Ohio Man Charged with Immigration Fraud for Concealing War Crime Charge in Croatia

Vidic allegedly singled out and took away at gunpoint a Croatian civilian whose body was later exhumed from a mass grave.

An Ohio man was arraigned Jan. 26 on criminal charges related to his alleged false statements to U.S. immigration and law enforcement officials about his military service and involvement in a politically and ethnically-motivated attack on civilians in Croatia during the civil war in the former Yugoslavia in the 1990s, following a Homeland Security Investigations (HSI) Detroit, FBI joint probe.

According to the indictment unsealed Thursday, Jugoslav Vidic, 55, allegedly made multiple false statements in his successful application to become a lawful permanent resident, including falsely stating that his only past military service was in the Yugoslav Army from 1988 to 1989 and omitting his service in the Serb Army of Krajina and its predecessors from 1991 to 1995. The indictment alleges Vidic falsely stated that he had never been charged with breaking any law even though he had been convicted in absentia in 1998 of a war crime in Croatia, and falsely stated that he had never participated in killing a person because of ethnic origin or political opinion. Vidic also allegedly participated in an attack by ethnic Serb military forces in September 1991 in which Vidic singled out and took away at gunpoint a Croatian civilian who had recently shaken hands with Croatia’s then-president, Franjo Tudjman, who supported Croatian independence from Yugoslavia. The victim was never seen alive again and his body was later exhumed from a mass grave.

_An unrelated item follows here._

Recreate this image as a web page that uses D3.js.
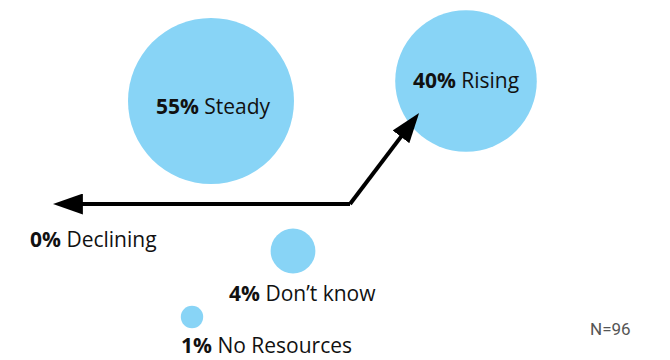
<!DOCTYPE html>
<html>
<head>
<meta charset="utf-8">
<script src="https://d3js.org/d3.v7.min.js"></script>
<style>
  body { margin: 0; background: #fff; }
  svg { display: block; font-family: "Open Sans", "Noto Sans", sans-serif; }
</style>
</head>
<body>
<svg id="chart" width="670" height="360"></svg>
<script>
// data
var categories = ["Steady", "Rising", "Declining", "Don\u2019t know", "No Resources"];
var shares = [55, 40, 0, 4, 1];
var sampleNote = "N=96";

// layout (pixel positions of bubble centres, label anchors)
var centres = [[211, 101], [466, 81], [60, 204], [293, 251], [192, 317]];
var labelPos = [[213, 114], [466, 88], [30, 247], [229, 301], [181, 353]];
var labelAnchor = ["middle", "middle", "start", "start", "start"];

var svg = d3.select("#chart");
var r = d3.scaleSqrt().domain([0, 55]).range([0, 83]);

var items = categories.map(function(c, i) {
  return { name: c, value: shares[i], c: centres[i], l: labelPos[i], a: labelAnchor[i] };
});

// arrowhead
svg.append("defs").append("marker")
  .attr("id", "head")
  .attr("viewBox", "0 0 10 7")
  .attr("refX", 7.3).attr("refY", 3.5)
  .attr("markerWidth", 7.5).attr("markerHeight", 5.25)
  .attr("markerUnits", "strokeWidth")
  .attr("orient", "auto")
  .append("path")
  .attr("d", "M0,0 L10,3.5 L0,7 Z")
  .attr("fill", "#000");

svg.selectAll("circle")
  .data(items.filter(function(d) { return d.value > 0; }))
  .enter().append("circle")
  .attr("cx", function(d) { return d.c[0]; })
  .attr("cy", function(d) { return d.c[1]; })
  .attr("r", function(d) { return r(d.value); })
  .attr("fill", "#88d4f6");

// arrow path: back towards "declining", up towards "rising"
var line = d3.line();
svg.append("path")
  .attr("d", line([[350, 204], [61, 204]]))
  .attr("stroke", "#000").attr("stroke-width", 4).attr("fill", "none")
  .attr("marker-end", "url(#head)");
svg.append("path")
  .attr("d", line([[350, 204], [414.2, 119.4]]))
  .attr("stroke", "#000").attr("stroke-width", 4).attr("fill", "none")
  .attr("marker-end", "url(#head)");

var labels = svg.selectAll("text.lab")
  .data(items)
  .enter().append("text")
  .attr("class", "lab")
  .attr("x", function(d) { return d.l[0]; })
  .attr("y", function(d) { return d.l[1]; })
  .attr("text-anchor", function(d) { return d.a; })
  .attr("font-size", 21)
  .attr("fill", "#111");
labels.append("tspan").attr("font-weight", "bold").text(function(d) { return d.value + "%"; });
labels.append("tspan").text(function(d) { return " " + d.name; });

svg.append("text")
  .attr("x", 590).attr("y", 335)
  .attr("font-size", 17)
  .attr("fill", "#555")
  .attr("font-family", "Roboto, sans-serif")
  .text(sampleNote);
</script>
</body>
</html>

Vidic immigrated to the United States in 1999. His application to become a lawful permanent resident was approved in 2005. Vidic is also accused of lying to law enforcement agents in 2017 when questioned about his immigration application. Vidic is charged with one count of possessing a green card that was procured by means of materially false statements and one count of making false statements to a federal agent. If convicted, he faces a maximum penalty of 10 years in prison for the first charge and a maximum penalty of five years in prison for the second.

Acting Executive Associate Director Steve Francis of HSI, Special Agent in Charge Angie M. Salazar of the HSI Detroit Field Office, Assistant Attorney General Kenneth A. Polite, Jr. of the Justice Department’s Criminal Division, First Assistant U.S. Attorney Michelle M. Baeppler for the Northern District of Ohio, Assistant Director Luis Quesada of the FBI’s Criminal Investigative Division, and Special Agent in Charge Gregory D. Nelsen of the FBI Cleveland Field Office, made the announcement.

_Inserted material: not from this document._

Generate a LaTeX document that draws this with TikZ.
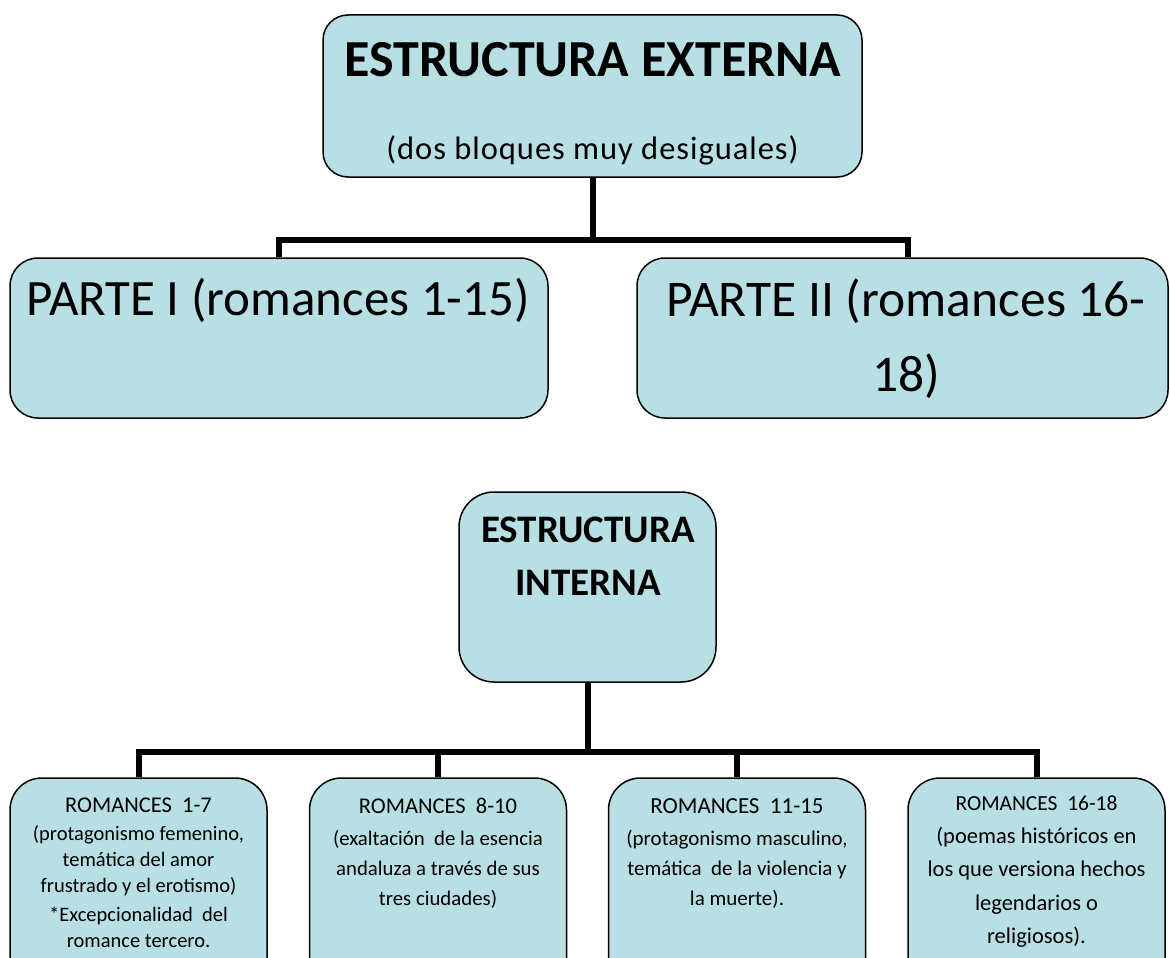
\documentclass[tikz,border=0pt]{standalone}
\usepackage{fontspec}
\setmainfont{Carlito}
\definecolor{boxblue}{HTML}{B8DFE3}
\newcommand{\spc}[2]{{\addfontfeature{LetterSpace=#1}#2}}
\newcommand{\hdr}[2]{{\fontsize{#1}{#1}\selectfont #2}}
\begin{document}
\begin{tikzpicture}[x=1pt,y=-1pt,
  box/.style={draw=black, line width=1.5pt, fill=boxblue, inner sep=0pt},
  conn/.style={draw=black, line width=6pt},
  txt/.style={inner sep=0pt, align=center, text=black}]
\useasboundingbox (0,0) rectangle (1170,958);
\clip (0,0) rectangle (1170,958);
% boxes
\node[box, rounded corners=25pt, minimum width=539pt, minimum height=162pt] (ext) at (592.5,96) {};
\node[box, rounded corners=28pt, minimum width=538pt, minimum height=160pt] (p1) at (279,338) {};
\node[box, rounded corners=28pt, minimum width=531pt, minimum height=160pt] (p2) at (902.5,338) {};
\node[box, rounded corners=35pt, minimum width=257pt, minimum height=190pt] (int) at (587.5,587) {};
\node[box, rounded corners=32pt, minimum width=257pt, minimum height=222pt] (b1) at (138.5,889) {};
\node[box, rounded corners=32pt, minimum width=257pt, minimum height=222pt] (b2) at (438,889) {};
\node[box, rounded corners=32pt, minimum width=257pt, minimum height=222pt] (b3) at (737,889) {};
\node[box, rounded corners=32pt, minimum width=257pt, minimum height=222pt] (b4) at (1036.5,889) {};
% connectors
\coordinate (busA) at (592.5,240);
\coordinate (busB) at (587.5,752);
\draw[conn] (ext.south) -- (busA) -| (p1.north);
\draw[conn] (busA) -| ([xshift=5pt]p2.north);
\draw[conn] (int.south) -- (busB) -| (b1.north);
\draw[conn] (busB) -| (b4.north);
\draw[conn] (b2.north) -- (b2.north |- busB);
\draw[conn] (b3.north) -- (b3.north |- busB);
% texts
\node[txt, font=\bfseries\fontsize{52}{56}\selectfont] (t1) at (593,60) {ESTRUCTURA EXTERNA};
\node[txt, font=\fontsize{32.5}{36}\selectfont] (t2) at (592.5,150) {\spc{3}{(dos bloques muy desiguales)}};
\node[txt, font=\fontsize{51}{55}\selectfont] (t3) at (278,300) {PARTE I (romances 1-15)};
\node[txt, font=\fontsize{51.5}{75}\selectfont, anchor=north] (t4) at (906,279) {PARTE II (romances 16-\\18)};
\node[txt, font=\bfseries\fontsize{39}{53}\selectfont, anchor=north] (t5) at (588,517) {ESTRUCTURA\\INTERNA};
\node[txt, font=\fontsize{20.5}{26}\selectfont, anchor=north] (t6) at (138.5,798) {\hdr{22.5}{ROMANCES\ \ 1-7}\\[2pt](protagonismo femenino,\\temática del amor\\frustrado y el erotismo)\\[3pt]*Excepcionalidad\ \ del\\romance tercero.};
\node[txt, font=\fontsize{20.8}{30}\selectfont, anchor=north] (t7) at (438,798) {\hdr{22.5}{ROMANCES\ \ 8-10}\\[2pt](exaltación\ \ de la esencia\\andaluza a través de sus\\tres ciudades)};
\node[txt, font=\fontsize{21}{30}\selectfont, anchor=north] (t8) at (737,798) {\hdr{23}{ROMANCES\ \ 11-15}\\[2pt](protagonismo masculino,\\temática\ \ de la violencia y\\la muerte).};
\node[txt, font=\fontsize{22.5}{33}\selectfont, anchor=north] (t9) at (1036.5,796) {\hdr{21.5}{ROMANCES\ \ 16-18}\\(poemas históricos en\\los que versiona hechos\\[1pt]legendarios o\\religiosos).};
\end{tikzpicture}
\end{document}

Trial Attorney Patrick Jasperse of the Criminal Division’s Human Rights and Special Prosecutions Section and Assistant U.S. Attorneys Matthew W. Shepherd and Jerome J. Teresinski for the Northern District of Ohio are prosecuting the case. The Justice Department’s Office of International Affairs also provided assistance.

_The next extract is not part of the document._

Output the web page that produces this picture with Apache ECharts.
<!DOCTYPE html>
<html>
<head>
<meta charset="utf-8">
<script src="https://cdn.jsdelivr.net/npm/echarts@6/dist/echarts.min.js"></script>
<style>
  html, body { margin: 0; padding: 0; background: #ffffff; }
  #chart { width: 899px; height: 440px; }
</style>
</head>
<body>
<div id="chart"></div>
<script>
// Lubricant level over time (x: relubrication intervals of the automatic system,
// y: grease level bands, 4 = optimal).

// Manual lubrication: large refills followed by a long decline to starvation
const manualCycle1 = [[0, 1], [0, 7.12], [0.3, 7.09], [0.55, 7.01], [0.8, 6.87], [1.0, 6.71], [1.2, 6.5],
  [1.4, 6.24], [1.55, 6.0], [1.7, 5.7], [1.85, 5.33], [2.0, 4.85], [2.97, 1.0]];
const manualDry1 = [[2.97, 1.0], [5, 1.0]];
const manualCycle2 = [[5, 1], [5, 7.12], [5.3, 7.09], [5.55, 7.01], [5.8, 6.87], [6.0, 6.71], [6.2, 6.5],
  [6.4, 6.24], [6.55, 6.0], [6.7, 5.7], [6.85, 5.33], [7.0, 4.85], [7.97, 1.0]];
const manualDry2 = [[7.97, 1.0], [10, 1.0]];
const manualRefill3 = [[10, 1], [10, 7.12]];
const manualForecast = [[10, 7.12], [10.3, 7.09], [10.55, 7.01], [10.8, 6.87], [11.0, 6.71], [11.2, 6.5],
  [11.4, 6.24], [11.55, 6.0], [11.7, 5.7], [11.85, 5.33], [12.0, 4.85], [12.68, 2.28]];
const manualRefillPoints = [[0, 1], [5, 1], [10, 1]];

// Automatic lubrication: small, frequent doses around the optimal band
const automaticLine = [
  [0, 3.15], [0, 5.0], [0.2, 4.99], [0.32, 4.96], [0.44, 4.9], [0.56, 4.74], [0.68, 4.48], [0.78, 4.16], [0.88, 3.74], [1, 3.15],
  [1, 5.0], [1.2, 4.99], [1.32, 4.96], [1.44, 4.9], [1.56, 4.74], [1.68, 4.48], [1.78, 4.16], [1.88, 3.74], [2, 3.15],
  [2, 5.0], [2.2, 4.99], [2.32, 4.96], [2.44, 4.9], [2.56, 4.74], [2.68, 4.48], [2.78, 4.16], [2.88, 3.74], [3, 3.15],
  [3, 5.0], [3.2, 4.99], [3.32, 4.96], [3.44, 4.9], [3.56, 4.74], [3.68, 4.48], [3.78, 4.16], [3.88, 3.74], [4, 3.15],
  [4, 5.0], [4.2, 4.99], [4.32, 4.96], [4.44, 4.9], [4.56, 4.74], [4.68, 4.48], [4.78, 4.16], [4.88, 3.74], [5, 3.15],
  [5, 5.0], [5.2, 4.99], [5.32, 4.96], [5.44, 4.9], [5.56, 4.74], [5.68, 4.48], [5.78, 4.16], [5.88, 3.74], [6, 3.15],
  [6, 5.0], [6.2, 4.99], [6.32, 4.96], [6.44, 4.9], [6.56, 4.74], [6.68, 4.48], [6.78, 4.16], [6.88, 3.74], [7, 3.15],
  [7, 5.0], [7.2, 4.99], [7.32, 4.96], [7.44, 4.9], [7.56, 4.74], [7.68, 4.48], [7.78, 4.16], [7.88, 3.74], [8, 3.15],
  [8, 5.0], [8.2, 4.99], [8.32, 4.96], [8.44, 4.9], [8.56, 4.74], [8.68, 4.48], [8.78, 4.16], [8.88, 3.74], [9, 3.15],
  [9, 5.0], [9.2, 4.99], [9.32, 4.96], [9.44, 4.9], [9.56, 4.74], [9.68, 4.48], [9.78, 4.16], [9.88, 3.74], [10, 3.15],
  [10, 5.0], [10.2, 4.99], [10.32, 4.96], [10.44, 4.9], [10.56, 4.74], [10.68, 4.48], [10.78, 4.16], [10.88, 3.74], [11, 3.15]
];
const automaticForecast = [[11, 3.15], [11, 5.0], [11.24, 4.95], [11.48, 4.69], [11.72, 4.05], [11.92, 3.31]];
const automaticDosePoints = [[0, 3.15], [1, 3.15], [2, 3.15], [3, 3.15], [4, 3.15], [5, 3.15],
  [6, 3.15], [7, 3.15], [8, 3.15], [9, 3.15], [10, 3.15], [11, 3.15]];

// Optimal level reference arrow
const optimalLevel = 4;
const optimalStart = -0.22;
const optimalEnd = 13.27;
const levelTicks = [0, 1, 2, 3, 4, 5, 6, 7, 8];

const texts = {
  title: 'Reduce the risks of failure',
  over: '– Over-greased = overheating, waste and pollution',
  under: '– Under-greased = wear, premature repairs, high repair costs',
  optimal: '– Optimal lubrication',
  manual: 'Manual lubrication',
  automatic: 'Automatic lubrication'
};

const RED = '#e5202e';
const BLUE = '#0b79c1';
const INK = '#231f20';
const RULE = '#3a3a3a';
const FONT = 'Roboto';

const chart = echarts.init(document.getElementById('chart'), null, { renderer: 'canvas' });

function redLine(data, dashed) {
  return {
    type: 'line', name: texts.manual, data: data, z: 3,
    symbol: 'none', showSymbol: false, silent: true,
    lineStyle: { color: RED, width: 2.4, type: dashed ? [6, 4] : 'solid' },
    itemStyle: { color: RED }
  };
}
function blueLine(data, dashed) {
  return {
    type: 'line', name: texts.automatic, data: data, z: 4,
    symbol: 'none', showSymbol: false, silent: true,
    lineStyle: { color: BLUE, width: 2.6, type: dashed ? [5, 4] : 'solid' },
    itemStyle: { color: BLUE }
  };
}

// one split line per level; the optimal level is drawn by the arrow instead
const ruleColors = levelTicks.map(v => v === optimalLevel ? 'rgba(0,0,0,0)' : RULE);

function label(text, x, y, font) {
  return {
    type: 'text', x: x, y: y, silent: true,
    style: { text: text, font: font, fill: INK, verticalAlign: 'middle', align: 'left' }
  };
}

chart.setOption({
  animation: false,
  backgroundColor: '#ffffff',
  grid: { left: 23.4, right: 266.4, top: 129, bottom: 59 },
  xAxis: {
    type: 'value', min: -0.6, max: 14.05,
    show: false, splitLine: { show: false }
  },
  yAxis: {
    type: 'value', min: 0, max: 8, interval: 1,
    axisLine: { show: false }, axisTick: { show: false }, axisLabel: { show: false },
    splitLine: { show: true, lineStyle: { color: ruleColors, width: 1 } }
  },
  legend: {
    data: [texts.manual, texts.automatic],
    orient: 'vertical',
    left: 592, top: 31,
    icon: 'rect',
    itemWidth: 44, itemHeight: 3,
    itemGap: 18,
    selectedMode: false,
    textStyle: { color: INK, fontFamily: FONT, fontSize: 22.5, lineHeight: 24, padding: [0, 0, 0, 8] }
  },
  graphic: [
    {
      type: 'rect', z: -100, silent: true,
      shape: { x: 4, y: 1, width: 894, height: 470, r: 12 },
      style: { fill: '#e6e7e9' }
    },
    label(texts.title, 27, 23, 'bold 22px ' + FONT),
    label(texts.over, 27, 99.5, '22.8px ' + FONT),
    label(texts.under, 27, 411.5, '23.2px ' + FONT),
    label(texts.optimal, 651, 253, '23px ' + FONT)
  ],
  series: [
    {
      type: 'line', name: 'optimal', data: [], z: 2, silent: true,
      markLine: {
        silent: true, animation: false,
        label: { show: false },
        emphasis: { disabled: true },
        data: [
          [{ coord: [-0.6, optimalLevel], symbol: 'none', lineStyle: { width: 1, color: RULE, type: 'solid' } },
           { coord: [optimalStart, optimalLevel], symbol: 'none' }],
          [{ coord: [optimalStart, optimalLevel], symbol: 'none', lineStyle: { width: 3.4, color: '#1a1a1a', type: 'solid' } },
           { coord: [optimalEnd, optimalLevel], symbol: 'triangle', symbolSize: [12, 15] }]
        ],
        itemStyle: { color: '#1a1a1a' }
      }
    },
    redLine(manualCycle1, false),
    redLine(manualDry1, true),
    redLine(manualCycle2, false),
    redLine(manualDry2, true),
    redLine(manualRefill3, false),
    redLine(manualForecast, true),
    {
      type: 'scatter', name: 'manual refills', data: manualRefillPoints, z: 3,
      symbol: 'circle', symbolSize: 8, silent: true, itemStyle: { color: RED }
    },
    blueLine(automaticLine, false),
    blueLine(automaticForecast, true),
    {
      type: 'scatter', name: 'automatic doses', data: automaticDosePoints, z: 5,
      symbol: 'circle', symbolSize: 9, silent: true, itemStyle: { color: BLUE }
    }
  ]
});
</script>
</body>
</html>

HSI and the FBI are investigating the case with coordination provided by the Human Rights Violators and War Crimes Center (HRVWCC), including the FBI’s International Human Rights Unit (IHRU). The Department of Justice thanks the Ministry of the Interior and the Ministry of Justice and Public Administration of the Republic of Croatia, which were both instrumental in furthering this investigation.

Established in 2008, the HRVWCC furthers HSI’s efforts to identify, locate and prosecute human rights abusers in the United States, including those who are known or suspected to have participated in persecution, war crimes, genocide, torture, extrajudicial killings, female genital mutilation and the use or recruitment of child soldiers. The HRVWCC leverages the expertise of a select group of agents, lawyers, intelligence and research specialists, historians and analysts who direct the agency’s broader enforcement efforts against these offenders.

Since 2003, HSI has arrested more than 480 individuals for human rights-related violations of the law under various criminal and/or immigration statutes. During that same period, HSI obtained deportation orders against and physically removed 1100 known or suspected human rights violators from the United States. Additionally, HSI has facilitated the departure of an additional 186 such individuals from the United States.

Currently, HSI has more than 160 active investigations into suspected human rights violators and is pursuing more than 1,700 leads and removals cases involving suspected human rights violators from 95 different countries. Since 2003, the HRVWCC has issued more than 78,000 lookouts for individuals and stopped over 350 human rights violators and war crimes suspects from entering the U.S.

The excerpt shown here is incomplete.